Micron’s stock has surged 522% over the past year as AI data center demand drives a strong memory pricing environment. The article argues that DRAM and NAND supply should remain tight through 2030, supporting continued earnings growth; fiscal 2025 EPS was $8.29, with a hypothetical path to $108.80 per share by 2030 and a potential stock price of $3,264 if the market assigns a 30x multiple. The piece is upbeat on Micron’s valuation and long-term upside, though it is largely a forward-looking investment thesis rather than a new company announcement.

Analysis

Micron is not just a beneficiary of AI capex; it is the closest thing this cycle has to a pricing oligopoly with delayed supply response. The key second-order effect is that every incremental dollar of AI infrastructure spend raises demand for high-bandwidth memory and server DRAM faster than wafer capacity can reallocate, which should keep gross margins structurally elevated even if unit growth slows. That matters because the market usually underestimates how long memory upcycles persist once hyperscalers redesign systems around higher-memory architectures. The more interesting read-through is to the rest of semis: this is bullish for NVDA on systems throughput, but it also creates a hidden tax on OEMs and consumer device vendors as memory becomes a larger bill-of-materials line item.

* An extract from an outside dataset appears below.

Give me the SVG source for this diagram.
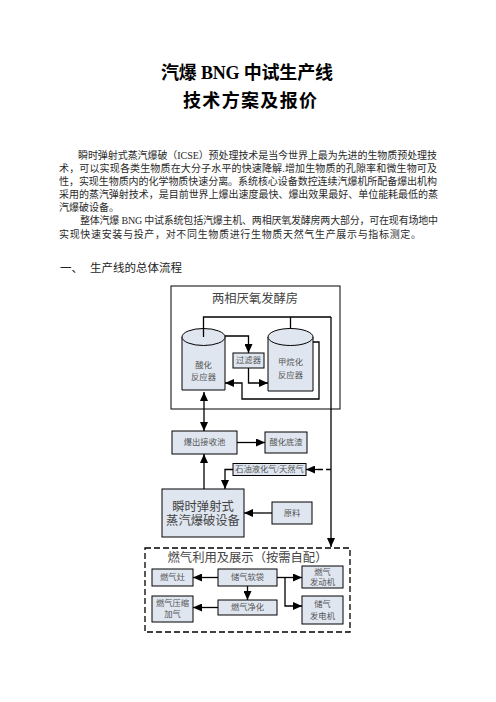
<svg xmlns="http://www.w3.org/2000/svg" width="496" height="702" viewBox="0 0 496 702">
<style>
.t{font-family:"Liberation Serif","Noto Sans CJK SC",serif;}
.title{font-size:18px;font-weight:bold;fill:#000;}
.body{font-size:10px;fill:#2a2a2a;}
.h{font-size:11.5px;fill:#222;}
.box{fill:#dfe6f0;stroke:#000;stroke-width:1;}
.frame{fill:#fff;stroke:#000;stroke-width:1;}
.nt{font-size:8.3px;fill:#555;text-anchor:middle;dominant-baseline:central;}
.big{font-size:12.3px;fill:#444;text-anchor:middle;dominant-baseline:central;}
.ln{fill:none;stroke:#000;stroke-width:1.3;}
.arr{marker-end:url(#ah);}
.dash{stroke-dasharray:5,3;}
</style>
<defs>
<marker id="ah" markerUnits="userSpaceOnUse" markerWidth="10" markerHeight="8" refX="9" refY="4" orient="auto-start-reverse" viewBox="0 0 10 8">
<path d="M0,0 L9,4 L0,8 Z" fill="#000"/>
</marker>
</defs>
<rect width="496" height="702" fill="#fff"/>
<g id="text">
<text class="t title" x="161" y="79" textLength="172" lengthAdjust="spacing">汽爆 BNG 中试生产线</text>
<text class="t title" x="183" y="106.5" textLength="134" lengthAdjust="spacing">技术方案及报价</text>
<text class="t body" x="78" y="158.5" textLength="359" lengthAdjust="spacing">瞬时弹射式蒸汽爆破（ICSE）预处理技术是当今世界上最为先进的生物质预处理技</text>
<text class="t body" x="59" y="171.5" textLength="378" lengthAdjust="spacing">术，可以实现各类生物质在大分子水平的快速降解.增加生物质的孔隙率和微生物可及</text>
<text class="t body" x="59" y="184.5" textLength="378" lengthAdjust="spacing">性，实现生物质内的化学物质快速分离。系统核心设备数控连续汽爆机所配备爆出机构</text>
<text class="t body" x="59" y="197.5" textLength="379" lengthAdjust="spacing">采用的蒸汽弹射技术，是目前世界上爆出速度最快、爆出效果最好、单位能耗最低的蒸</text>
<text class="t body" x="59" y="210.5">汽爆破设备。</text>
<text class="t body" x="80" y="224" textLength="358" lengthAdjust="spacing">整体汽爆 BNG 中试系统包括汽爆主机、两相厌氧发酵房两大部分，可在现有场地中</text>
<text class="t body" x="59" y="237.5" textLength="362" lengthAdjust="spacing">实现快速安装与投产，对不同生物质进行生物质天然气生产展示与指标测定。</text>
<text class="t h" x="60" y="271.5">一、</text>
<text class="t h" x="90" y="271.5" textLength="92" lengthAdjust="spacing">生产线的总体流程</text>
</g>
<g id="fermentation-room">
<rect class="frame" x="171" y="286" width="169" height="123"/>
<text class="t" x="255" y="299" font-size="12.3" fill="#444" text-anchor="middle" dominant-baseline="central">两相厌氧发酵房</text>
</g>
<g id="acid-reactor">
<path class="box" d="M182,337 V390 H225 V337"/>
<ellipse class="box" cx="203.5" cy="337" rx="21.5" ry="8.5"/>
<text class="t nt" x="203.5" y="365">酸化</text>
<text class="t nt" x="203.5" y="377">反应器</text>
</g>
<g id="filter">
<rect class="box" x="233" y="353" width="31" height="15"/>
<text class="t nt" x="248.5" y="360.5">过滤器</text>
</g>
<g id="methane-reactor">
<path class="box" d="M268,337 V391 H313 V337"/>
<ellipse class="box" cx="290.5" cy="337" rx="22.5" ry="8.5"/>
<text class="t nt" x="290.5" y="362">甲烷化</text>
<text class="t nt" x="290.5" y="375">反应器</text>
</g>
<g id="receiver">
<rect class="box" x="172" y="431" width="65" height="23"/>
<text class="t nt" x="204.5" y="442.5">爆出接收池</text>
</g>
<g id="residue">
<rect class="box" x="265" y="432" width="42" height="21"/>
<text class="t nt" x="286" y="442.5">酸化底渣</text>
</g>
<g id="gas-supply">
<rect class="box" x="233" y="463.5" width="73" height="12"/>
<text class="t nt" x="269.5" y="469.5">石油液化气/天然气</text>
</g>
<g id="steam-explosion">
<rect class="box" x="162" y="489" width="82" height="48" stroke-width="1.3"/>
<text class="t big" x="203" y="506.5">瞬时弹射式</text>
<text class="t big" x="203" y="521">蒸汽爆破设备</text>
</g>
<g id="raw-material">
<rect class="box" x="272" y="502" width="40" height="22"/>
<text class="t nt" x="292" y="513">原料</text>
</g>
<g id="gas-utilization">
<rect x="145" y="548" width="205" height="84" fill="#fff" stroke="#000" stroke-width="1.3" stroke-dasharray="6,3"/>
<text class="t" x="247.5" y="558" font-size="12.3" fill="#444" text-anchor="middle" dominant-baseline="central">燃气利用及展示（按需自配）</text>
</g>
<g id="stove">
<rect class="box" x="152" y="569" width="41" height="17"/>
<text class="t nt" x="172.5" y="577.5">燃气灶</text>
</g>
<g id="gas-bag">
<rect class="box" x="218" y="569" width="59" height="17"/>
<text class="t nt" x="247.5" y="577.5">储气软袋</text>
</g>
<g id="gas-engine">
<rect class="box" x="302" y="566" width="41" height="22"/>
<text class="t nt" x="322.5" y="572">燃气</text>
<text class="t nt" x="322.5" y="582">发动机</text>
</g>
<g id="compress">
<rect class="box" x="152" y="596" width="41" height="26"/>
<text class="t nt" x="172.5" y="603.5">燃气压缩</text>
<text class="t nt" x="172.5" y="614.5">加气</text>
</g>
<g id="purify">
<rect class="box" x="218" y="600" width="59" height="15"/>
<text class="t nt" x="247.5" y="607.5">燃气净化</text>
</g>
<g id="generator">
<rect class="box" x="302" y="596" width="41" height="28"/>
<text class="t nt" x="322.5" y="604">储气</text>
<text class="t nt" x="322.5" y="616">发电机</text>
</g>
<g id="connectors">
<path class="ln" d="M203.5,337 V317 H331"/>
<path class="ln" d="M290.5,328.5 V317"/>
<path class="ln arr" d="M331,317 V547"/>
<path class="ln arr" d="M225,336 H248.5 V353"/>
<path class="ln arr" d="M248.5,368 V383 H268"/>
<path class="ln arr" d="M313,342 H319 V399 H242 V383 H225"/>
<path class="ln arr" d="M204,392 V431" marker-start="url(#ah)"/>
<path class="ln arr" d="M237,442.5 H265"/>
<path class="ln dash" d="M331,469.5 H316"/>
<path class="ln arr" d="M318,469.5 H306"/>
<path class="ln arr" d="M233,469.5 H225 V489"/>
<path class="ln arr" d="M204,489 V454"/>
<path class="ln arr" d="M272,513 H244"/>
<path class="ln arr" d="M218,577.5 H193"/>
<path class="ln arr" d="M277,577.5 H302"/>
<path class="ln arr" d="M285,577.5 V606 H302"/>
<path class="ln arr" d="M247.5,586 V600"/>
<path class="ln arr" d="M218,607.5 H193"/>
</g>
</svg>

If enterprise and handset demand recovers while AI absorbs a majority of global memory output, the usual “downcycle” valve disappears, leaving smaller competitors and lower-quality NAND/DRAM players unable to compete on both price and capacity. In that setup, Micron’s operating leverage compounds while weaker memory names get trapped in a margin squeeze. The consensus risk is extrapolation: investors are likely baking in a straight-line earnings ramp and assuming no inventory correction for years. The real tail risk is not AI demand rolling over, but a faster-than-expected supply response from Korea/China or a mix shift away from memory-intensive architectures that slows ASP expansion by 2027-2028. That said, the current setup looks more like a multi-year earnings staircase than a single-quarter spike, so the burden of proof is on bears to show why supply discipline fails before demand does. From a trading standpoint, the cleanest expression is to own MU on pullbacks rather than chase strength, because the stock can re-rate higher even if earnings merely track estimates. For relative value, MU versus a basket of lower-quality memory or broader hardware names is the better trade than a naked long, since the market will reward the best capacity disciplinarian first. Options are attractive for a 6-18 month horizon: the convexity is favorable if pricing stays firm into the next two budget cycles, but premium should be capped by using call spreads rather than outright calls.